Dáil debates

Wednesday, 16 January 2019

Ratification of EU and NATO Status of Forces Agreements: Referral to Select Committee

 

5:25 pm

Photo of Clare DalyClare Daly (Dublin Fingal, Independent) | Oireachtas source

We all know NATO set up the PfP in 1994. We also know that William Perry and Ashton Carter, the brains behind it, said in their book, Preventive Defense:

The objective of a renewed Partnership for Peace should be to make the experience of partnership as close as possible, in practical military terms, to the experience of membership in NATO . . .PfP combined exercises and other military-to-military activities should advance from the partnership's early focus on peacekeeping and humanitarian operations to true combat operations.

The PfP is, and always has been, a disgusting contradiction in terms. Ireland should have nothing to do with it. As a neutral, post-colonial country, we should have nothing to do with the neocolonialists in NATO. What we are being asked to do today is to agree to Ireland signing up to EU and NATO Partnership for Peace SOFAs. We are being asked to entangle Ireland ever more closely with a Europe newly determined for wars to start so it can give its armies something to do with the weapons it is eagerly amassing to the benefit of the arms industry.

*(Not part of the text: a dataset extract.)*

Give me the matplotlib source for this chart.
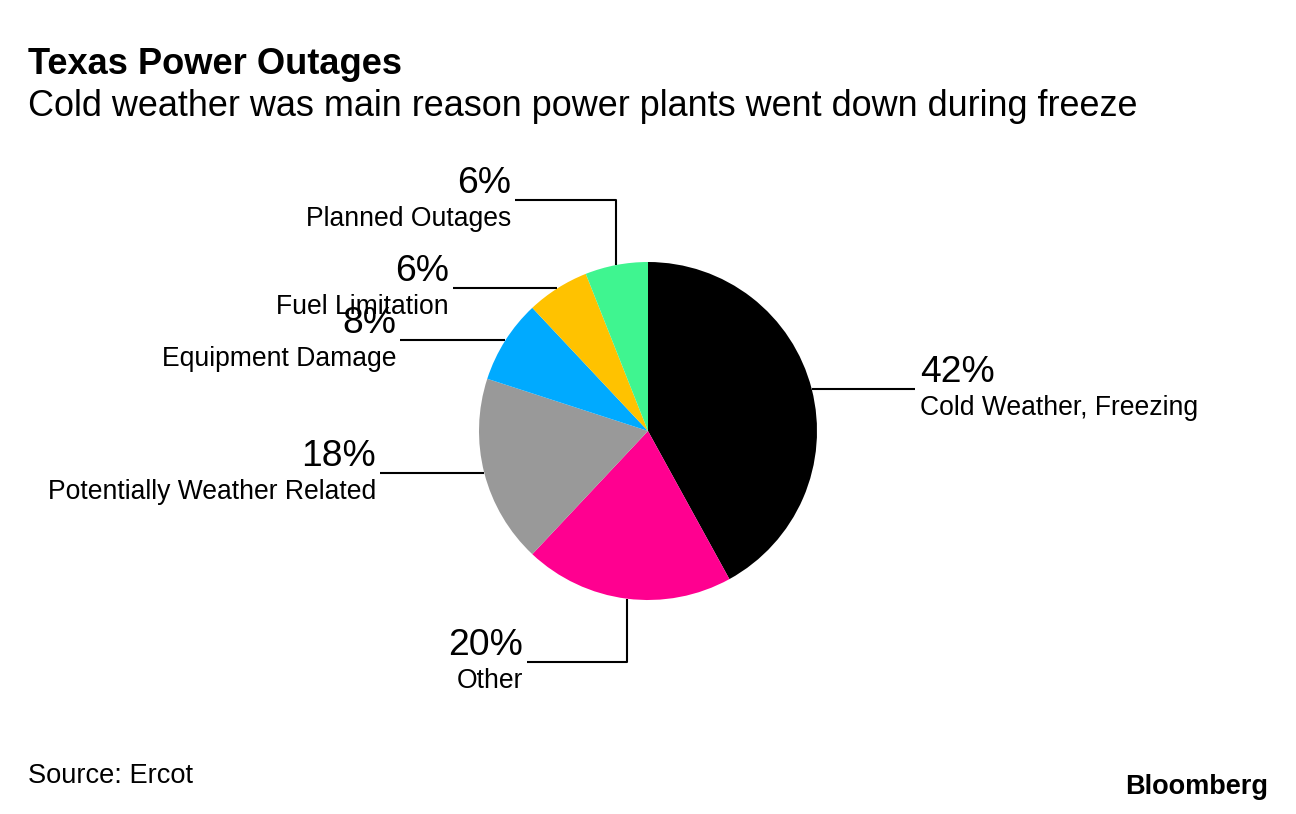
import numpy as np
import matplotlib.pyplot as plt

labels = ['Cold Weather, Freezing', 'Other', 'Potentially Weather Related',
          'Equipment Damage', 'Fuel Limitation', 'Planned Outages']
values = [42, 20, 18, 8, 6, 6]
colors = ['#000000', '#FF0090', '#999999', '#00AAFF', '#FFC200', '#3FF590']

W, H = 1296, 814
plt.rcParams['font.family'] = ['Liberation Sans', 'DejaVu Sans']

fig = plt.figure(figsize=(W / 100, H / 100), dpi=100)
ax = fig.add_axes([0, 0, 1, 1])

def py(y):
    # pixel row (from top) -> data y
    return H - y

cx, cy, r = 648, 431, 169
wedges, _ = ax.pie(values, colors=colors, startangle=90, counterclock=False,
                   center=(cx, py(cy)), radius=r, frame=True,
                   wedgeprops=dict(linewidth=0))
ax.set_xlim(0, W)
ax.set_ylim(0, H)
ax.axis('off')

# leader routing: (side, elbow row or None, end x)
routes = [('right', None, 915), ('left', 662, 527), ('left', None, 380),
          ('left', None, 400), ('left', None, 453), ('left', 200, 515)]

for w, lab, val, (side, elbow, xend) in zip(wedges, labels, values, routes):
    mid = np.deg2rad((w.theta1 + w.theta2) / 2)
    x0 = cx + r * np.cos(mid)
    y0 = py(cy) + r * np.sin(mid)
    if elbow is None:
        xs, ys = [x0, xend], [y0, y0]
        yl = y0
    else:
        xs, ys = [x0, x0, xend], [y0, py(elbow), py(elbow)]
        yl = py(elbow)
    ax.plot(xs, ys, color='black', lw=1.5, solid_capstyle='butt')
    if side == 'right':
        tx, ha = xend + 5, 'left'
    else:
        tx, ha = xend - 4, 'right'
    ax.text(tx, yl + 7, f'{val}%', fontsize=26.8, ha=ha, va='baseline')
    ax.text(tx, yl - 26, lab, fontsize=19.1, ha=ha, va='baseline')

fig.text(28 / W, 1 - 74 / H, 'Texas Power Outages', fontsize=26.1,
         fontweight='bold', va='baseline', ha='left')
fig.text(28 / W, 1 - 116 / H, 'Cold weather was main reason power plants went down during freeze',
         fontsize=25.9, va='baseline', ha='left')
fig.text(28 / W, 1 - 783 / H, 'Source: Ercot', fontsize=19.6, va='baseline', ha='left')
fig.text(1268 / W, 1 - 794 / H, 'Bloomberg', fontsize=19.5, fontweight='bold',
         va='baseline', ha='right')

fig.savefig('out.png', dpi=100)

I have an interesting quote regarding to what deeper entanglement might mean for Ireland:

Our view is that any decisions involving a closer association with NATO or the Western European Union would represent a substantial change in defence policy, and would have long-term if not immediate implications for our policy on neutrality. Any such proposals must be put to the people in a referendum before a decision is taken.

That was Bertie Ahern in 1996. Fianna Fáil fought and won the 1997 election on the basis of opposition to participation in the PfP. What has happened since then to change that status? Absolutely nothing, except a much deeper drive to arms and enrichment of the arms industry. We should not have had anything to do with it in 1996 and we certainly should have nothing to do with it in 2019 either.